In this earlier post, I referenced an AP story that the “cash for caulker” weatherizing program that was part of the stimulus wasn’t working quite the way it sounds. Today comes a story from the WSJ that digs deeper into why the program has taken so long to be effective:

The Motor City has lots of drafty houses and tens of thousands of unemployed people. So when Congress proposed spending $5 billion to insulate homes as part of the stimulus bill, Detroit got excited. The director of the city agency managing the program advertised for construction companies before the legislation even passed.

But on the same day in March 2009 that Shenetta Coleman picked up applications from 46 companies, she received an email from the Michigan Department of Human Services telling her she couldn’t award work to anyone.

The problem: Ms. Coleman hadn’t met requirements for her advertisement. Those included specifying the precise wages that contractors would have to pay, and posting the advertisement on a specific website. There were other rules—federal, state and local—for grant and contract-award processes, historic preservation and labor standards.

The bureaucratic obstacles Ms. Coleman hit took more than a year to clear. Some were mandated by the stimulus bill, the same legislation that was supposed to rapidly create jobs. For example, there is a union-backed provision that requires that weatherization workers receive the prevailing wages in the area.
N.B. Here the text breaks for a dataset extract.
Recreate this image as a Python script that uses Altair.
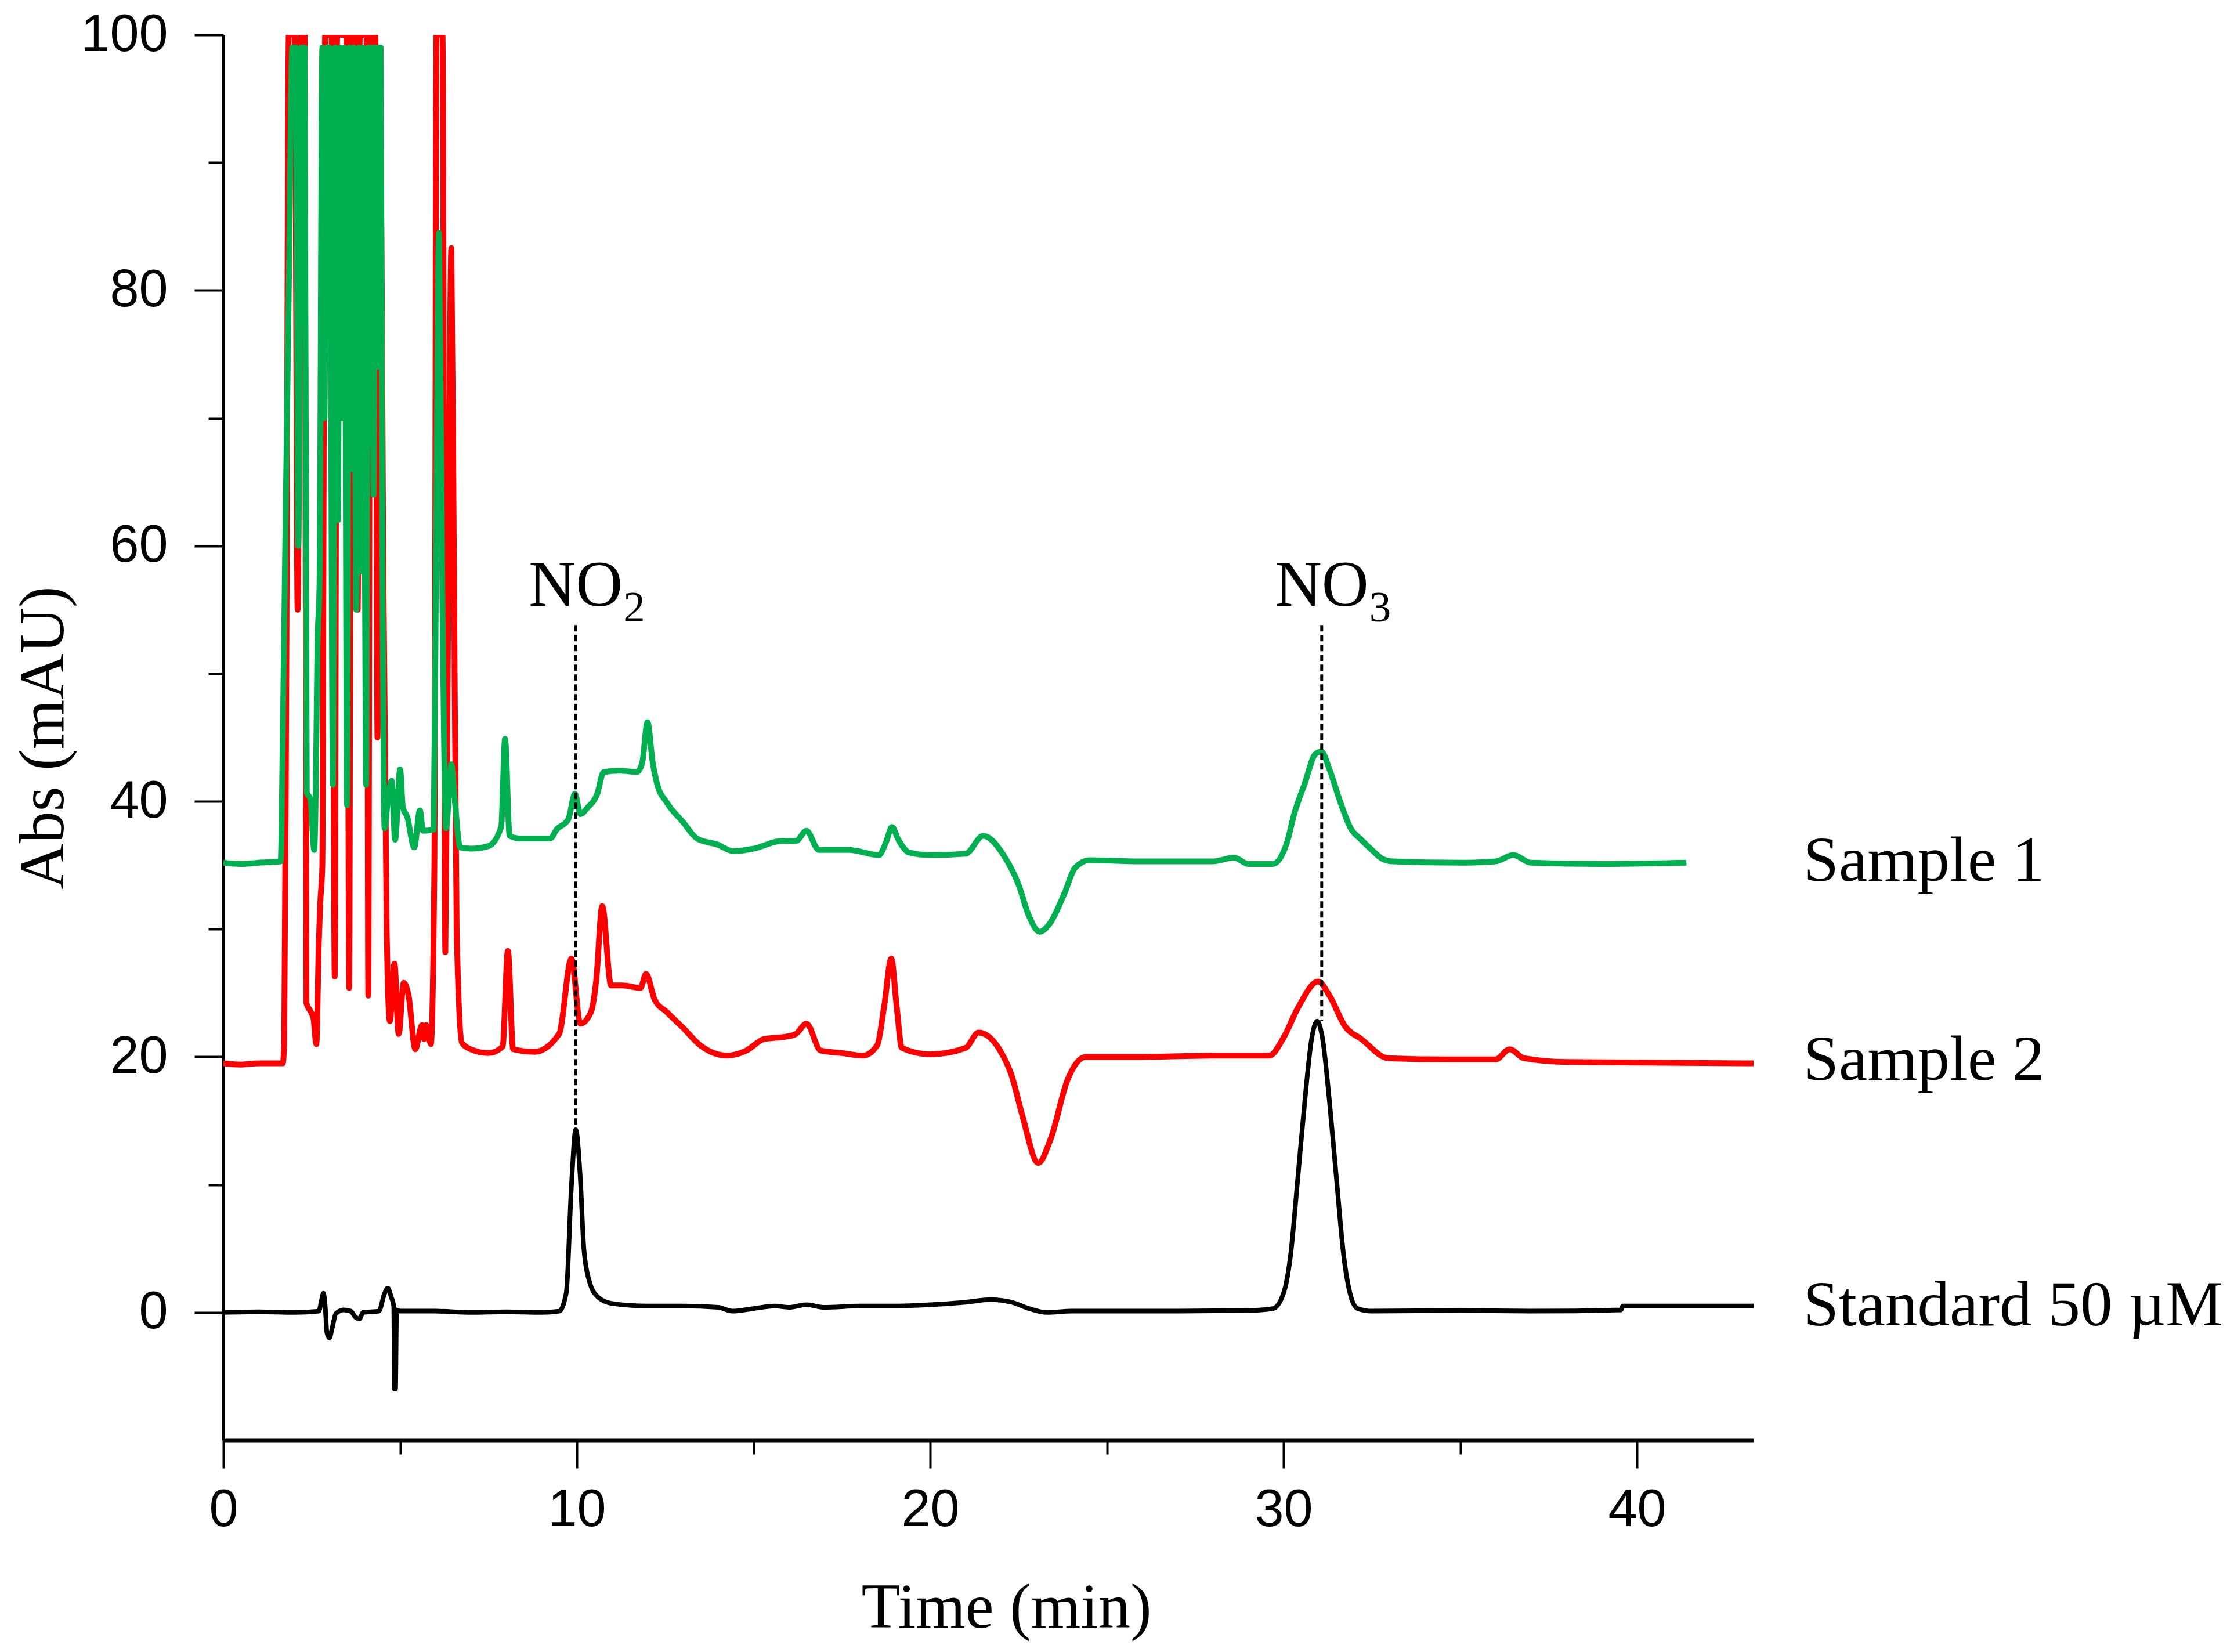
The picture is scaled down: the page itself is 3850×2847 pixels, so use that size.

Eighteen months after the bill was signed into law, Michigan has weatherized 10,194 homes with stimulus dollars. It has 23,216 more to go before it meets its target.

The earlier AP story talked more about how badly trained the workers were who did the weatherizing and how shoddy some of the work was. But the delay in implementation is interesting in and of itself. The WSJ story also has this interesting semi-fact:

Groups can spend up to $6,500 for each house they weatherize, and the work reduces the homeowner’s energy bill by $437 a year on average, according to Energy Department estimates.

Fifteen years seems like a pretty long payback period. That may explain why these houses (and mine for that matter) weren’t weatherized already. I also wonder if the $437 is accurate.